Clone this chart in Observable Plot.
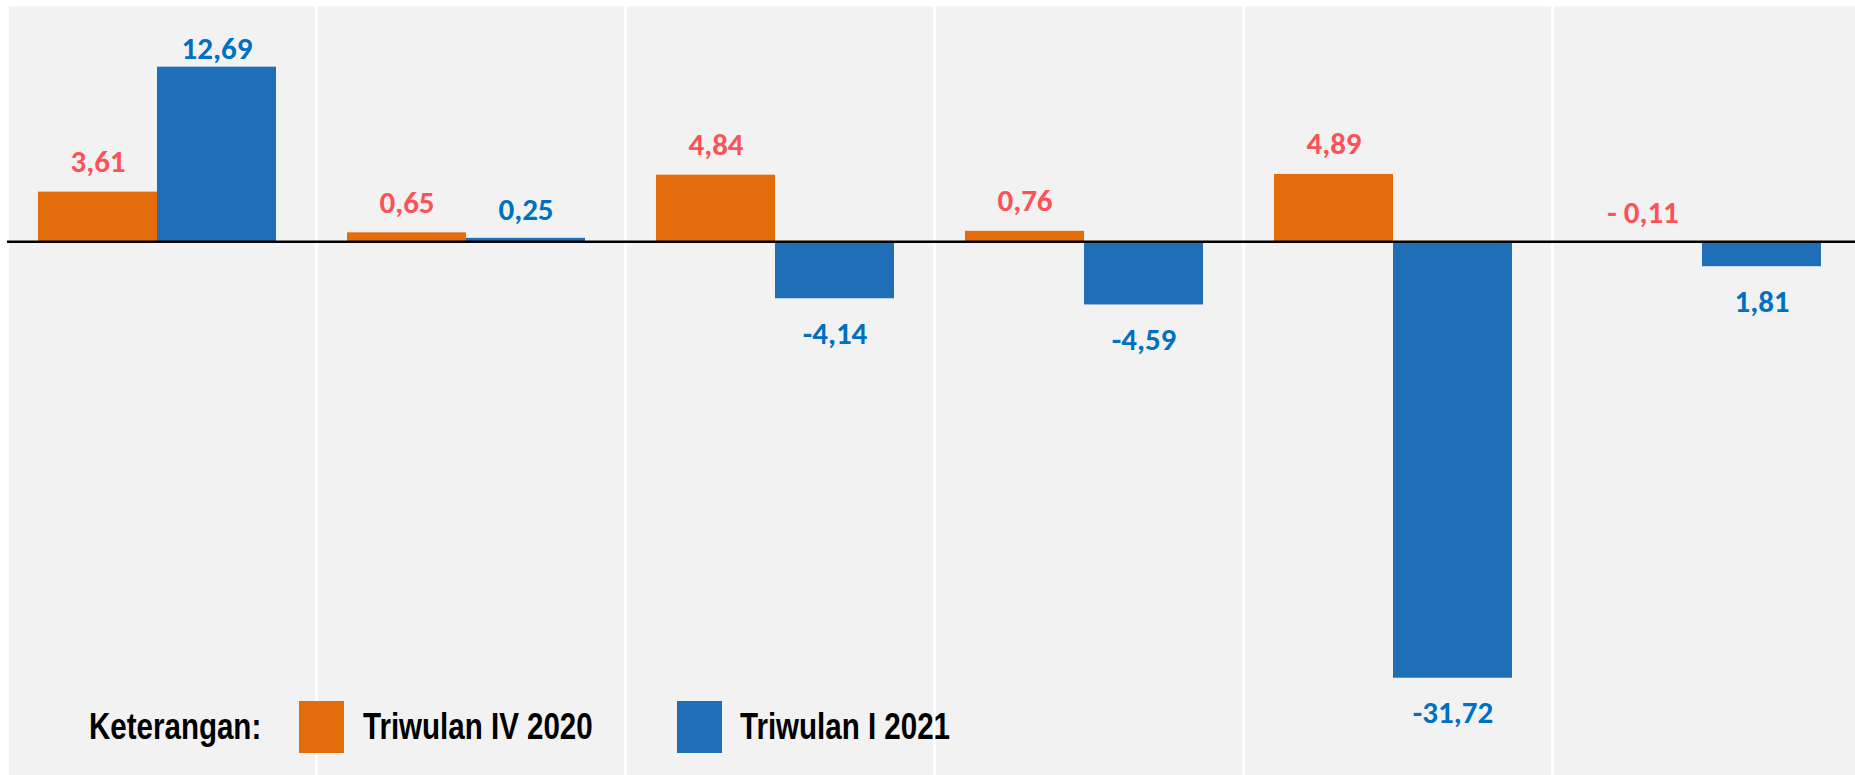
<!DOCTYPE html>
<html>
<head>
<meta charset="utf-8">
<script src="https://cdn.jsdelivr.net/npm/d3@7"></script>
<script src="https://cdn.jsdelivr.net/npm/@observablehq/plot@0.6"></script>
<style>
  html, body { margin: 0; padding: 0; background: #ffffff; }
  #wrap { position: relative; width: 1855px; height: 775px; overflow: hidden; }
  .lg-text {
    position: absolute; top: 701px; height: 52px; line-height: 52px;
    font-family: "Liberation Sans", Arial, sans-serif; font-weight: bold; font-size: 36px;
    color: #000; white-space: nowrap; transform: scaleX(0.82); transform-origin: left center;
  }
  .lg-box { position: absolute; top: 701px; width: 45px; height: 52px; }
</style>
</head>
<body>
<div id="wrap"></div>
<script>
// ---- data ----
const categories = ["Kelompok 1", "Kelompok 2", "Kelompok 3", "Kelompok 4", "Kelompok 5", "Kelompok 6"];
const series = ["Triwulan IV 2020", "Triwulan I 2021"];
const valuesIV2020 = [3.61, 0.65, 4.84, 0.76, 4.89, -0.11];
const valuesI2021 = [12.69, 0.25, -4.14, -4.59, -31.72, -1.81];
const labelsIV2020 = ["3,61", "0,65", "4,84", "0,76", "4,89", "- 0,11"];
const labelsI2021 = ["12,69", "0,25", "-4,14", "-4,59", "-31,72", "1,81"];
const legendTitle = "Keterangan:";

const orange = "#e46c0a";
const blue = "#1e6fb7";
const orangeLabel = "#fb5257";
const blueLabel = "#0070c0";

const rows = [];
categories.forEach((c, i) => {
  rows.push({category: c, series: series[0], value: valuesIV2020[i], label: labelsIV2020[i]});
  rows.push({category: c, series: series[1], value: valuesI2021[i], label: labelsI2021[i]});
});

const labelFont = {fontFamily: "Carlito, Lato, sans-serif", fontWeight: "bold", fontSize: 31};

const chart = Plot.plot({
  width: 1855,
  height: 775,
  marginLeft: 5,
  marginRight: -8,
  marginTop: 6,
  marginBottom: 0,
  style: {background: "#ffffff", overflow: "hidden"},
  fx: {domain: categories, padding: 0, axis: null},
  x: {domain: series, paddingInner: 0, paddingOuter: 0.294, align: 0.44, axis: null},
  y: {domain: [-38.79, 17.10], axis: null},
  color: {domain: series, range: [orange, blue]},
  marks: [
    Plot.frame({fill: "#f2f2f2", stroke: "none", insetBottom: -5}),
    Plot.barY(rows, {fx: "category", x: "series", y: "value", fill: "series"}),
    Plot.frame({stroke: "#ffffff", strokeWidth: 3, insetTop: -5, insetBottom: -5}),
    Plot.ruleY([0], {stroke: "#000000", strokeWidth: 2.5}),
    Plot.text(rows.filter(d => d.series === series[0]), {
      fx: "category", x: "series", y: "value", text: "label", dy: -30, fill: orangeLabel, ...labelFont
    }),
    Plot.text(rows.filter(d => d.series === series[1] && d.value > 10), {
      fx: "category", x: "series", y: "value", text: "label", dy: -18, fill: blueLabel, ...labelFont
    }),
    Plot.text(rows.filter(d => d.series === series[1] && d.value > 0 && d.value <= 10), {
      fx: "category", x: "series", y: "value", text: "label", dy: -28, fill: blueLabel, ...labelFont
    }),
    Plot.text(rows.filter(d => d.series === series[1] && d.value < 0), {
      fx: "category", x: "series", y: "value", text: "label", dy: 35, fill: blueLabel, ...labelFont
    })
  ]
});

const wrap = document.getElementById("wrap");
wrap.appendChild(chart);

// legend overlay
function addText(txt, left) {
  const s = document.createElement("div");
  s.className = "lg-text";
  s.style.left = left + "px";
  s.textContent = txt;
  wrap.appendChild(s);
}
function addBox(color, left) {
  const b = document.createElement("div");
  b.className = "lg-box";
  b.style.left = left + "px";
  b.style.background = color;
  wrap.appendChild(b);
}
addText(legendTitle, 89);
addBox(orange, 299);
addText(series[0], 363);
addBox(blue, 677);
addText(series[1], 740);
</script>
</body>
</html>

****************

• **Written problem**
Every line above should be repeated exactly; pictures stay out of the copy.

• **Final answer**
Clone this chart in Observable Plot.
<!DOCTYPE html>
<html>
<head>
<meta charset="utf-8">
<script src="https://cdn.jsdelivr.net/npm/d3@7"></script>
<script src="https://cdn.jsdelivr.net/npm/@observablehq/plot@0.6"></script>
<style>
  html, body { margin: 0; padding: 0; background: #ffffff; }
  #wrap { position: relative; width: 1855px; height: 775px; overflow: hidden; }
  .lg-text {
    position: absolute; top: 701px; height: 52px; line-height: 52px;
    font-family: "Liberation Sans", Arial, sans-serif; font-weight: bold; font-size: 36px;
    color: #000; white-space: nowrap; transform: scaleX(0.82); transform-origin: left center;
  }
  .lg-box { position: absolute; top: 701px; width: 45px; height: 52px; }
</style>
</head>
<body>
<div id="wrap"></div>
<script>
// ---- data ----
const categories = ["Kelompok 1", "Kelompok 2", "Kelompok 3", "Kelompok 4", "Kelompok 5", "Kelompok 6"];
const series = ["Triwulan IV 2020", "Triwulan I 2021"];
const valuesIV2020 = [3.61, 0.65, 4.84, 0.76, 4.89, -0.11];
const valuesI2021 = [12.69, 0.25, -4.14, -4.59, -31.72, -1.81];
const labelsIV2020 = ["3,61", "0,65", "4,84", "0,76", "4,89", "- 0,11"];
const labelsI2021 = ["12,69", "0,25", "-4,14", "-4,59", "-31,72", "1,81"];
const legendTitle = "Keterangan:";

const orange = "#e46c0a";
const blue = "#1e6fb7";
const orangeLabel = "#fb5257";
const blueLabel = "#0070c0";

const rows = [];
categories.forEach((c, i) => {
  rows.push({category: c, series: series[0], value: valuesIV2020[i], label: labelsIV2020[i]});
  rows.push({category: c, series: series[1], value: valuesI2021[i], label: labelsI2021[i]});
});

const labelFont = {fontFamily: "Carlito, Lato, sans-serif", fontWeight: "bold", fontSize: 31};

const chart = Plot.plot({
  width: 1855,
  height: 775,
  marginLeft: 5,
  marginRight: -8,
  marginTop: 6,
  marginBottom: 0,
  style: {background: "#ffffff", overflow: "hidden"},
  fx: {domain: categories, padding: 0, axis: null},
  x: {domain: series, paddingInner: 0, paddingOuter: 0.294, align: 0.44, axis: null},
  y: {domain: [-38.79, 17.10], axis: null},
  color: {domain: series, range: [orange, blue]},
  marks: [
    Plot.frame({fill: "#f2f2f2", stroke: "none", insetBottom: -5}),
    Plot.barY(rows, {fx: "category", x: "series", y: "value", fill: "series"}),
    Plot.frame({stroke: "#ffffff", strokeWidth: 3, insetTop: -5, insetBottom: -5}),
    Plot.ruleY([0], {stroke: "#000000", strokeWidth: 2.5}),
    Plot.text(rows.filter(d => d.series === series[0]), {
      fx: "category", x: "series", y: "value", text: "label", dy: -30, fill: orangeLabel, ...labelFont
    }),
    Plot.text(rows.filter(d => d.series === series[1] && d.value > 10), {
      fx: "category", x: "series", y: "value", text: "label", dy: -18, fill: blueLabel, ...labelFont
    }),
    Plot.text(rows.filter(d => d.series === series[1] && d.value > 0 && d.value <= 10), {
      fx: "category", x: "series", y: "value", text: "label", dy: -28, fill: blueLabel, ...labelFont
    }),
    Plot.text(rows.filter(d => d.series === series[1] && d.value < 0), {
      fx: "category", x: "series", y: "value", text: "label", dy: 35, fill: blueLabel, ...labelFont
    })
  ]
});

const wrap = document.getElementById("wrap");
wrap.appendChild(chart);

// legend overlay
function addText(txt, left) {
  const s = document.createElement("div");
  s.className = "lg-text";
  s.style.left = left + "px";
  s.textContent = txt;
  wrap.appendChild(s);
}
function addBox(color, left) {
  const b = document.createElement("div");
  b.className = "lg-box";
  b.style.left = left + "px";
  b.style.background = color;
  wrap.appendChild(b);
}
addText(legendTitle, 89);
addBox(orange, 299);
addText(series[0], 363);
addBox(blue, 677);
addText(series[1], 740);
</script>
</body>
</html>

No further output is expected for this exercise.